FIG. 9 a shows a plan view of an in-ground trampoline system, according to one exemplary embodiment. The exemplary trampoline (20) is received within the depression formed by the pit (16) and the retaining wall (12). The upper surfaces of the trampoline (20), including the trampoline mat (22), the trampoline frame (24), and the protective pad (26) have been removed from this view to better show the interaction between the retaining wall (12) and the trampoline legs (28). The outline of the trampoline (20) a shown as a dotted line in FIG. 9 a. In this exemplary embodiment, the trampoline legs (28) contact the interior perimeter of the retaining wall (12), providing additional support to the retaining wall (12) and preventing the undesirable motion of the trampoline legs (28).
FIG. 9 b shows the dotted outline of the protective pad (26) extending over the upper surface of the retaining wall (12). In this configuration the retaining wall (12) poses a significantly reduced risk to the trampoline user because it is substantially under the protective pad (26) that is attached to the trampoline frame (30).

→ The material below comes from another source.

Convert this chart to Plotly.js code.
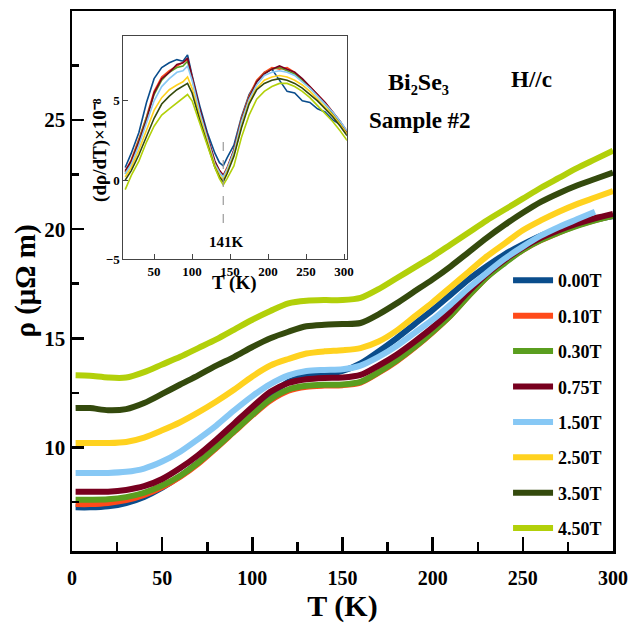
<!DOCTYPE html>
<html>
<head>
<meta charset="utf-8">
<script src="https://cdn.plot.ly/plotly-3.0.1.min.js"></script>
<style>html,body{margin:0;padding:0;background:#fff;}#chart{width:630px;height:626px;}</style>
</head>
<body>
<div id="chart"></div>
<script>
// ---------- main panel data: rho (micro-ohm m) vs T (K) ----------
const T_main = [2, 10, 20, 30, 40, 50, 60, 70, 80, 90, 100, 110, 120, 130, 140, 150, 160, 170, 180, 190, 200, 210, 220, 230, 240, 250, 260, 270, 280, 290, 300];
const fieldLabels = ['0.00T', '0.10T', '0.30T', '0.75T', '1.50T', '2.50T', '3.50T', '4.50T'];
const rho_000 = [7.25, 7.25, 7.30, 7.45, 7.73, 8.15, 8.68, 9.30, 10.00, 10.80, 11.60, 12.40, 13.00, 13.30, 13.35, 13.50, 13.85, 14.40, 15.00, 15.65, 16.30, 17.00, 17.70, 18.30, 18.85, 19.30, 19.70, 20.00, 20.25, 20.45, 20.60];
const rho_010 = [7.40, 7.40, 7.45, 7.58, 7.82, 8.18, 8.65, 9.25, 9.97, 10.72, 11.47, 12.15, 12.60, 12.78, 12.83, 12.85, 12.97, 13.42, 13.95, 14.58, 15.28, 16.05, 16.95, 17.80, 18.48, 19.05, 19.50, 19.85, 20.17, 20.42, 20.62];
const rho_030 = [7.60, 7.60, 7.62, 7.72, 7.92, 8.25, 8.70, 9.30, 10.00, 10.75, 11.50, 12.20, 12.65, 12.82, 12.87, 12.88, 13.00, 13.45, 13.98, 14.60, 15.30, 16.05, 16.95, 17.80, 18.45, 19.05, 19.50, 19.85, 20.15, 20.40, 20.62];
const rho_075 = [7.96, 7.96, 7.97, 8.05, 8.22, 8.55, 9.05, 9.65, 10.35, 11.10, 11.85, 12.55, 12.95, 13.12, 13.18, 13.20, 13.32, 13.75, 14.25, 14.85, 15.50, 16.25, 17.15, 17.95, 18.60, 19.15, 19.60, 19.95, 20.25, 20.50, 20.70];
const rho_150 = [8.83, 8.83, 8.83, 8.88, 9.03, 9.35, 9.80, 10.38, 11.00, 11.70, 12.35, 12.90, 13.30, 13.50, 13.55, 13.58, 13.75, 14.15, 14.65, 15.25, 15.85, 16.55, 17.30, 18.00, 18.65, 19.20, 19.70, 20.10, 20.45, 20.80, null];
const rho_250 = [10.20, 10.20, 10.20, 10.25, 10.45, 10.78, 11.15, 11.60, 12.10, 12.65, 13.25, 13.75, 14.05, 14.30, 14.40, 14.45, 14.55, 14.85, 15.35, 16.00, 16.65, 17.35, 18.05, 18.75, 19.35, 19.95, 20.40, 20.80, 21.15, 21.45, 21.75];
const rho_350 = [11.80, 11.80, 11.70, 11.75, 12.03, 12.45, 12.88, 13.30, 13.75, 14.15, 14.60, 15.00, 15.30, 15.55, 15.62, 15.65, 15.70, 16.10, 16.60, 17.15, 17.70, 18.30, 18.95, 19.60, 20.20, 20.75, 21.25, 21.65, 22.00, 22.30, 22.60];
const rho_450 = [13.30, 13.28, 13.20, 13.20, 13.45, 13.80, 14.15, 14.55, 14.95, 15.40, 15.85, 16.25, 16.60, 16.72, 16.75, 16.75, 16.85, 17.25, 17.75, 18.25, 18.75, 19.30, 19.85, 20.40, 20.90, 21.40, 21.90, 22.35, 22.80, 23.20, 23.60];

// ---------- inset data: d(rho)/dT x 1e-8 vs T (K) ----------
const T_inset = [12, 20, 30, 40, 50, 60, 70, 80, 88, 94, 100, 110, 120, 130, 136, 141, 146, 155, 165, 175, 185, 195, 205, 215, 225, 235, 245, 255, 265, 275, 285, 295, 304];
const d_000 = [0.8, 1.7, 3.0, 4.9, 6.4, 7.1, 7.4, 7.6, 7.5, 7.9, 6.6, 4.7, 3.0, 1.7, 1.1, 0.9, 1.4, 2.2, 4.0, 5.4, 6.2, 6.8, 7.0, 6.3, 5.6, 5.5, 5.0, 4.9, 4.5, 4.3, 3.8, 3.5, 3.0];
const d_010 = [0.5, 1.3, 2.6, 4.0, 5.6, 6.5, 6.9, 7.2, 7.4, 7.6, 6.5, 4.4, 2.7, 1.1, 0.6, 0.3, 0.8, 1.9, 3.9, 5.3, 6.3, 6.8, 7.1, 7.0, 7.1, 6.8, 6.3, 5.9, 5.4, 4.9, 4.3, 3.7, 3.1];
const d_030 = [0.4, 1.2, 2.5, 3.9, 5.4, 6.3, 6.8, 7.1, 7.2, 7.5, 6.4, 4.3, 2.6, 1.0, 0.5, 0.2, 0.7, 1.8, 3.8, 5.2, 6.2, 6.7, 7.0, 7.1, 6.9, 6.7, 6.3, 5.8, 5.3, 4.8, 4.2, 3.6, 3.0];
const d_075 = [0.6, 1.2, 2.4, 3.8, 5.5, 6.4, 6.8, 7.3, 7.4, 7.7, 6.5, 4.5, 2.8, 1.2, 0.6, 0.3, 0.7, 1.9, 3.8, 5.2, 6.2, 6.7, 7.0, 7.2, 7.0, 6.8, 6.4, 5.9, 5.4, 4.9, 4.3, 3.7, 3.0];
const d_150 = [0.4, 1.0, 2.2, 3.6, 5.0, 5.9, 6.4, 6.8, 6.9, 7.2, 6.3, 4.3, 2.6, 1.0, 0.5, 0.2, 0.7, 1.8, 3.7, 5.1, 6.0, 6.6, 6.8, 6.9, 6.8, 6.6, 6.2, 5.8, 5.3, 4.8, 4.3, 3.7, 3.1];
const d_250 = [0.2, 0.8, 1.9, 3.1, 4.4, 5.2, 5.7, 6.0, 6.2, 6.5, 5.8, 4.0, 2.4, 0.9, 0.3, 0.0, 0.5, 1.6, 3.4, 4.9, 5.8, 6.3, 6.5, 6.6, 6.5, 6.3, 6.0, 5.6, 5.1, 4.6, 4.1, 3.5, 2.9];
const d_350 = [0.0, 0.6, 1.6, 2.8, 3.9, 4.8, 5.3, 5.7, 5.9, 6.1, 5.5, 3.8, 2.3, 0.8, 0.2, -0.1, 0.4, 1.5, 3.3, 4.8, 5.7, 6.1, 6.3, 6.4, 6.3, 6.1, 5.8, 5.4, 5.0, 4.5, 4.0, 3.4, 2.8];
const d_450 = [-0.6, 0.3, 1.2, 2.4, 3.4, 4.1, 4.5, 4.9, 5.2, 5.4, 5.0, 3.6, 2.1, 0.8, 0.1, -0.3, 0.1, 0.9, 2.7, 4.1, 5.1, 5.6, 5.9, 6.1, 6.1, 5.9, 5.6, 5.2, 4.7, 4.2, 3.7, 3.1, 2.5];

// marker of the minimum in the inset
const minT = [141, 141];
const minY = [2.4, -2.8];

const mainSeries = [rho_000, rho_010, rho_030, rho_075, rho_150, rho_250, rho_350, rho_450];
const insetSeries = [d_000, d_010, d_030, d_075, d_150, d_250, d_350, d_450];
const colors = ['#0a4d8c', '#ff4a1a', '#5a9e1f', '#78001f', '#87c8f5', '#ffd21f', '#344a0d', '#b2d00a'];

const SERIF = 'Liberation Serif, Times New Roman, serif';
const traces = [];
insetSeries.forEach((ys, i) => {
  traces.push({x: T_inset, y: ys, xaxis: 'x2', yaxis: 'y2', mode: 'lines',
    line: {color: colors[i], width: 1.6}, showlegend: false});
});
traces.push({x: minT, y: minY, xaxis: 'x2', yaxis: 'y2', mode: 'lines',
  line: {color: '#999', width: 1.2, dash: 'dash'}, showlegend: false});
mainSeries.forEach((ys, i) => {
  traces.push({x: T_main, y: ys, mode: 'lines', name: fieldLabels[i], legendgroup: 'g' + i,
    line: {color: colors[i], width: 6, shape: 'spline', smoothing: 0.8}});
});

const layout = {
  width: 630, height: 626, margin: {l: 72, r: 17, t: 11, b: 75},
  paper_bgcolor: '#fff', plot_bgcolor: 'rgba(0,0,0,0)', font: {family: SERIF, color: '#000'},
  legend: {x: 0.806, y: 0.535, xanchor: 'left', yanchor: 'top', bgcolor: 'rgba(0,0,0,0)',
    font: {family: SERIF, size: 18, weight: 'bold'}, tracegroupgap: 9, itemwidth: 40},
  xaxis: {range: [0, 300], showgrid: false, zeroline: false, showline: true, linecolor: '#000', linewidth: 2.5, mirror: true,
    ticks: 'inside', ticklen: 14, tickwidth: 2.5, tickcolor: '#000', dtick: 50, tick0: 0, ticklabelstandoff: 7,
    minor: {ticks: 'inside', dtick: 25, ticklen: 9, tickwidth: 2.5, tickcolor: '#000'},
    tickfont: {family: SERIF, size: 20, weight: 'bold'},
    title: {text: 'T (K)', font: {family: SERIF, size: 30, weight: 'bold'}, standoff: 6}},
  yaxis: {range: [5.25, 30], showgrid: false, zeroline: false, showline: true, linecolor: '#000', linewidth: 2.5, mirror: true,
    ticks: 'inside', ticklen: 12, tickwidth: 2.5, tickcolor: '#000', dtick: 5, tick0: 0,
    minor: {ticks: 'inside', dtick: 2.5, ticklen: 7, tickwidth: 2.5, tickcolor: '#000'},
    tickfont: {family: SERIF, size: 21, weight: 'bold'},
    title: {text: 'ρ (μΩ m)', font: {family: SERIF, size: 29, weight: 'bold'}, standoff: 0}},
  xaxis2: {domain: [0.095, 0.508], anchor: 'y2', range: [9.6, 303.6], showgrid: false, zeroline: false,
    showline: true, mirror: true, linecolor: '#444', linewidth: 1,
    ticks: 'inside', ticklen: 5, tickwidth: 1, tickcolor: '#444', dtick: 50,
    tickfont: {family: SERIF, size: 13, weight: 'bold'}},
  yaxis2: {domain: [0.540, 0.954], anchor: 'x2', range: [-5, 9.1], showgrid: false, zeroline: false,
    showline: true, mirror: true, linecolor: '#444', linewidth: 1,
    ticks: 'inside', ticklen: 5, tickwidth: 1, tickcolor: '#444', dtick: 5,
    tickfont: {family: SERIF, size: 13, weight: 'bold'}},
  annotations: [
    {xref: 'x', yref: 'y', x: 192, y: 26.75, text: 'Bi₂Se₃', showarrow: false,
      font: {family: SERIF, size: 24, weight: 'bold'}},
    {xref: 'x', yref: 'y', x: 193, y: 25.0, text: 'Sample #2', showarrow: false,
      font: {family: SERIF, size: 23, weight: 'bold'}},
    {xref: 'x', yref: 'y', x: 255, y: 26.85, text: 'H//c', showarrow: false,
      font: {family: SERIF, size: 23, weight: 'bold'}},
    {xref: 'x2', yref: 'y2', x: 145, y: -3.9, text: '141K', showarrow: false,
      font: {family: SERIF, size: 15, weight: 'bold'}},
    {xref: 'x2', yref: 'paper', x: 156, y: 0.497, yanchor: 'middle', text: 'T (K)', showarrow: false,
      font: {family: SERIF, size: 19, weight: 'bold'}},
    {xref: 'paper', yref: 'paper', x: 0.052, y: 0.743, xanchor: 'center', yanchor: 'middle', textangle: -90,
      text: '(dρ/dT)×10⁻⁸', showarrow: false, font: {family: SERIF, size: 19, weight: 'bold'}}
  ]
};

Plotly.newPlot('chart', traces, layout, {displayModeBar: false, staticPlot: true});
</script>
</body>
</html>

FIG. 9 b also shows the surrounding surface (32), which is at substantially the same height as the trampoline mat (22), reducing the likelihood of injury to trampoline users who fall from the trampoline (20). The surrounding surface (32) may be comprised of wood chips, closed cell foam, rubber or the like to further reduce the likelihood of injury to the trampoline users.
FIG. 9 b further illustrates a potential use for the sectional retaining wall (12), according to one exemplary embodiment. In an alternative embodiment, the in-ground trampoline apparatus and retaining wall are used above ground, wherein the retaining wall (12) advantageously precludes children and/or pets from crawling beneath trampoline mat (22) and becoming injured or killed from impact imparted via jumpers above.
The preceding description has been presented only to illustrate and describe embodiments and examples of the principles described. This description is not intended to be exhaustive or to limit these principles to any precise form disclosed. Many modifications and variations are possible in light of the above teaching.